George Michael - "Outside"

Few celebrity deaths punched me in the soul quite as much as George Michael on Christmas Day last year. It was fair enough that he hadn’t been troubling the charts much recently but his back catalogue was always still on the radio and we'd just got round to Wham! being regulars on the BBC Four repeats of Top Of The Pops. Indeed, its seeing his journey on those old TOTPs from fresh faced white 'rapper' pretending to be a street tough to bona-fide pop megastar that reminded you how good he was and no more so when he turned his 1998 arrest for suggesting an undercover cop touch him on the wilbus into one of the biggest hits of his career, the painfully groovy faux-disco bop of "Outside" which kicked off his first solo best of "Ladies and Gentlemen".  A huge loss we're going to feel for decades to come.



David Bowie - "Sue (Or in a Season of Crime)"

A big old sax-filled jazzy wonder falling down some stone stairs, like the theme tune to a zany detective film starring Dave Bowie Band in pursuit of a villain that turns out to be an elaborate velveteen hat. Its confusing, not especially melodic and until you get under its skin a little bit frightening. But more importantly it screamed that Bowie was back and he was going to go out of this world in his own mad, fantastic way.



Kate Bush - "Experiment IV"

Assuming we look straight past the wholly unnecessary re-recording of the vocal to "Wuthering Heights", this is the only new track on the huge selling "The Whole Story". Far from one of the most memorable or even successful, the whole venture is worth it for the stunning horror-tinged video, starring baby-faced Dawn French and Hugh Laurie alongside the less toddler-tinged fizzogs of Peter Vaughan and Richard Vernon.
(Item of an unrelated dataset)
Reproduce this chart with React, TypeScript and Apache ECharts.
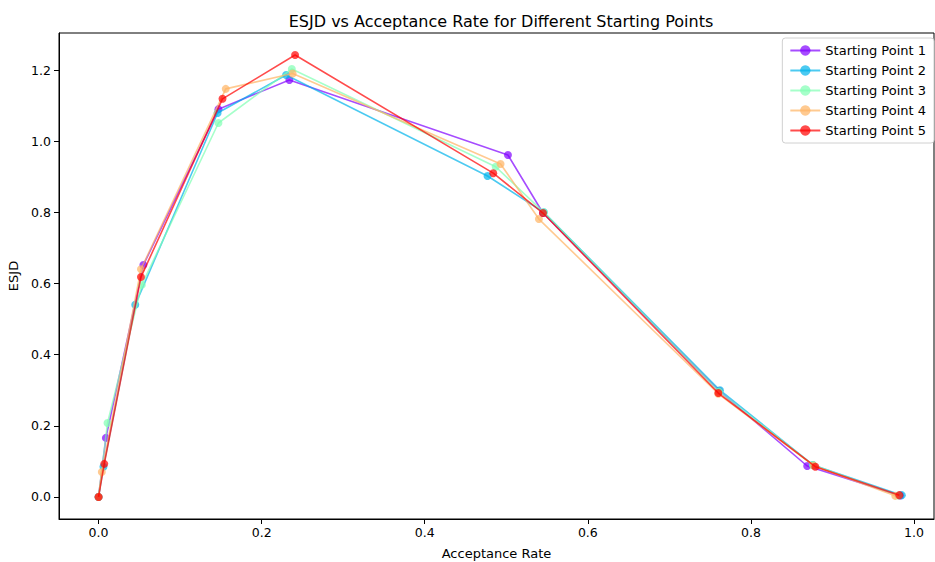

Wot? No "Once Upon A Long Ago"? Or shit remix of the first single? "Re-Recording'88 '94 2000 EXTREME"? With all that said, the two biggest selling albums ever in the UK were greatest hits sets by Queen and ABBA, neither of which contained a single new track so who bloody knows who's right? Music's bollocksed anyway and all media is dead so lets get a kebab and set fire to Our Price! Goodnight!

1 comment:

  1. Re: Blur - it wouldn't count for this post, but their limited edition single "Don't Bomb When You're The Bomb", which I think was released either shortly before or after "Music Is My Radar" (FAKE EDIT: it was actually released two years later) was far worse, and sounded more like some sort of absurdist joke to me when I first heard it. Wonder how it stands up now?

    (goes to Youtube, comes back)

    Sounds a bit like The Residents! Or a track by some weirdo German "Neue Deutsche Welle" band from 1981 who only ever put out a single cassette with a picture of a factory on it. Sadly it keeps getting interrupted by Damon Albarn's vocals and some additional drums, and at those points goes completely crap.

    I also have to post this comment from the Youtube video of it - "According to Damon, when the record was pressed one of the boxes had 'bomb' written on it. When being shipped it got picked up by customs and passed on to the police, who then carried out a controlled explosion". I like the idea that Al-Qaeda would make sure to clearly label a package containing a bomb. Reminds me of the "Suspect Device" misunderstanding that happened with Stiff Little Fingers about 25 years earlier.